The Supreme Court discusses the interplay of several liability and the Original Tortfeasor Rule.
The defendant in a car-accident case named as a non-party at fault a surgeon who had performed on plaintiff, purporting to treat her injuries, an allegedly unnecessary and harmful surgery. Plaintiff moved to strike the notice, traditional law – which the court grandly calls the Original Tortfeasor Rule – being that a defendant is liable for malpractice in the treatment of the injuries he caused. The trial court granted the motion. Defendant took a special action; the Court of Appeals denied it but the Supreme Court accepted it.
The Supreme Court reverses. The court gives as lengthy explanation of how UCATA works and then basically says that it means what it says: the jury allocates fault among everyone who contributed to the injury. Restatement (Second) 457 – tortfeasor is liable for negligence of those rendering aid to his victim – is rejected to the extent it contradicts UCATA. The court agrees with Plaintiff that the traditional rule is one of causation – it makes the tortfeasor the proximate cause of the malpractice – but causation is among the factors considered by the jury in allocating fault.

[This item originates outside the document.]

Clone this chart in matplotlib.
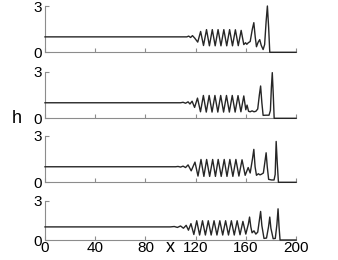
import matplotlib
matplotlib.use("Agg")
import matplotlib.pyplot as plt

plt.rcParams['font.family'] = ['Liberation Sans', 'DejaVu Sans']

# ---- data ----
x_ticks = [0, 40, 80, 120, 160, 200]
y_ticks = [0, 3]

# panel 1
x1 = [0, 113, 114.5, 116.0, 117.5, 119.3, 121.7, 124.0, 126.3, 128.7, 131.0, 133.3, 135.6,
      137.9, 140.2, 142.5, 144.8, 147.1, 149.4, 151.7, 154.0, 156.3, 158.4, 159.8, 160.8,
      162.0, 163.5, 165.2, 166.4, 167.5, 168.5, 169.8, 171.1, 172.3, 173.8, 175.0, 176.2,
      177.2, 178.2, 179.1, 200]
h1 = [1.0, 1.0, 1.05, 0.96, 1.08, 0.92, 0.66, 1.35, 0.44, 1.47, 0.42, 1.47, 0.42,
      1.47, 0.42, 1.47, 0.42, 1.47, 0.42, 1.46, 0.43, 1.42, 0.5, 0.62, 0.52,
      0.62, 0.7, 1.5, 1.92, 1.0, 0.36, 0.65, 0.82, 0.45, 0.18, 0.5, 2.0,
      3.0, 1.6, 0.0, 0.0]

# panel 2
x2 = [0, 108, 110.0, 112.0, 114.0, 115.5, 117.2, 119.2, 121.5, 123.9, 126.2, 128.5, 130.8,
      133.1, 135.4, 137.7, 140.0, 142.3, 144.6, 146.9, 149.2, 151.5, 153.8, 156.1, 158.4,
      160.0, 161.0, 162.2, 163.5, 165.0, 166.5, 168.0, 169.5, 170.8, 171.8, 172.8, 173.8,
      176.0, 178.5, 179.6, 180.4, 181.1, 181.9, 182.6, 200]
h2 = [1.0, 1.0, 1.03, 0.97, 1.06, 0.92, 1.1, 0.7, 1.3, 0.42, 1.47, 0.4, 1.47,
      0.4, 1.47, 0.4, 1.47, 0.4, 1.47, 0.4, 1.47, 0.4, 1.46, 0.42, 1.44,
      0.55, 0.85, 0.45, 0.42, 0.48, 0.42, 0.45, 0.6, 1.5, 2.08, 1.0, 0.19,
      0.2, 0.2, 0.5, 2.0, 2.94, 1.5, 0.0, 0.0]

# panel 3
x3 = [0, 104, 106.0, 108.0, 110.0, 112.0, 114.0, 116.5, 119.5, 121.9, 124.3, 126.6, 128.8,
      131.2, 133.6, 135.8, 138.0, 140.4, 142.8, 145.0, 147.3, 149.7, 152.1, 154.5, 157.0,
      159.5, 161.9, 163.5, 165.3, 166.4, 167.4, 168.5, 170.0, 171.3, 172.5, 174.0, 175.2,
      176.2, 177.1, 178.2, 180.5, 182.5, 183.4, 184.2, 185.1, 186.0, 200]
h3 = [1.0, 1.0, 1.02, 0.98, 1.04, 0.95, 1.12, 0.74, 1.3, 0.4, 1.47, 0.38, 1.47,
      0.38, 1.47, 0.38, 1.47, 0.38, 1.47, 0.38, 1.47, 0.38, 1.47, 0.4, 1.45,
      0.45, 0.95, 0.6, 1.5, 2.12, 1.0, 0.45, 0.55, 0.48, 0.52, 0.6, 1.3,
      1.9, 1.0, 0.19, 0.15, 0.15, 0.5, 2.63, 1.2, 0.0, 0.0]

# panel 4
x4 = [0, 100, 103.0, 105.5, 108.0, 110.3, 112.5, 114.3, 116.3, 118.6, 120.9, 123.2, 125.5,
      127.8, 130.1, 132.4, 134.7, 137.0, 139.3, 141.6, 143.9, 146.2, 148.5, 150.8, 153.1,
      155.4, 157.7, 160.0, 162.0, 163.0, 164.0, 165.0, 166.5, 168.0, 169.5, 170.8, 171.8,
      172.8, 174.5, 176.5, 178.1, 179.1, 180.0, 181.8, 183.5, 184.8, 185.7, 186.5, 187.3, 200]
h4 = [1.0, 1.0, 1.03, 0.96, 1.07, 0.9, 1.12, 0.75, 1.25, 0.42, 1.47, 0.38, 1.47,
      0.38, 1.47, 0.38, 1.47, 0.38, 1.47, 0.38, 1.47, 0.38, 1.47, 0.38, 1.47,
      0.4, 1.42, 0.45, 1.2, 1.75, 1.0, 0.55, 0.7, 0.45, 0.6, 1.5, 2.18,
      1.1, 0.12, 0.15, 1.0, 1.75, 0.9, 0.1, 0.12, 1.2, 2.38, 1.0, 0.0, 0.0]

series = [(x1, h1), (x2, h2), (x3, h3), (x4, h4)]

# ---- layout (pixel boxes: top, bottom) ----
W, H = 338, 260
boxes = [(6, 52.3), (71.7, 118.3), (135.7, 182.3), (200.7, 240)]
left_px, right_px = 45, 296

fig = plt.figure(figsize=(W / 100, H / 100), dpi=100)
axis_grey = '#8c8c8c'
for i, ((xs, hs), (top, bot)) in enumerate(zip(series, boxes)):
    ax = fig.add_axes([left_px / W, (H - bot) / H, (right_px - left_px) / W, (bot - top) / H])
    ax.plot(xs, hs, color='#262626', lw=1.0, clip_on=False, zorder=3,
            solid_joinstyle='round')
    ax.set_xlim(0, 200)
    ax.set_ylim(0, 3)
    ax.set_xticks(x_ticks)
    ax.set_yticks(y_ticks)
    for s in ('top', 'right'):
        ax.spines[s].set_visible(False)
    for s in ('left', 'bottom'):
        ax.spines[s].set_color(axis_grey)
        ax.spines[s].set_linewidth(0.8)
    ax.tick_params(direction='in', length=3, width=0.8, color=axis_grey,
                   labelsize=11, pad=2)
    ax.tick_params(axis='x', pad=0.5)
    if i < 3:
        ax.set_xticklabels([])
    ax.patch.set_alpha(0)

fig.text(16.7 / W, 1 - 118.3 / H, 'h', fontsize=13, ha='center', va='center')
fig.text(170 / W, 1 - 247 / H, 'x', fontsize=13, ha='center', va='center')

fig.savefig('out.png', dpi=100)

The court then largely undoes this in discussing Restatement (Third) 35, the new version of 457. The court, like the Restatement, argues that it “can be read in conjunction with” several liability. The court adopts the section “but only to the extent it does not conflict with UCATA”; the court does not clarify the extent to which the two cannot, after all, be read “in conjunction with” each other. But the bottom line is that although the jury must consider the fault of the malpracticing non-party the plaintiff may still argue, under the traditional rule, that the defendant should nevertheless be liable for damage caused by the malpractice. The court says that in this way the rule “can serve a useful purpose” although it does not specify what that purpose is. We can think of several purposes for allowing plaintiffs, despite UCATA, to collect damages for the negligence of people they did not think to, did not wish to, or could no longer sue. The court does not discuss whether any are consistent with legislative intent. Whether they are “useful” is an exercise we will leave for the reader.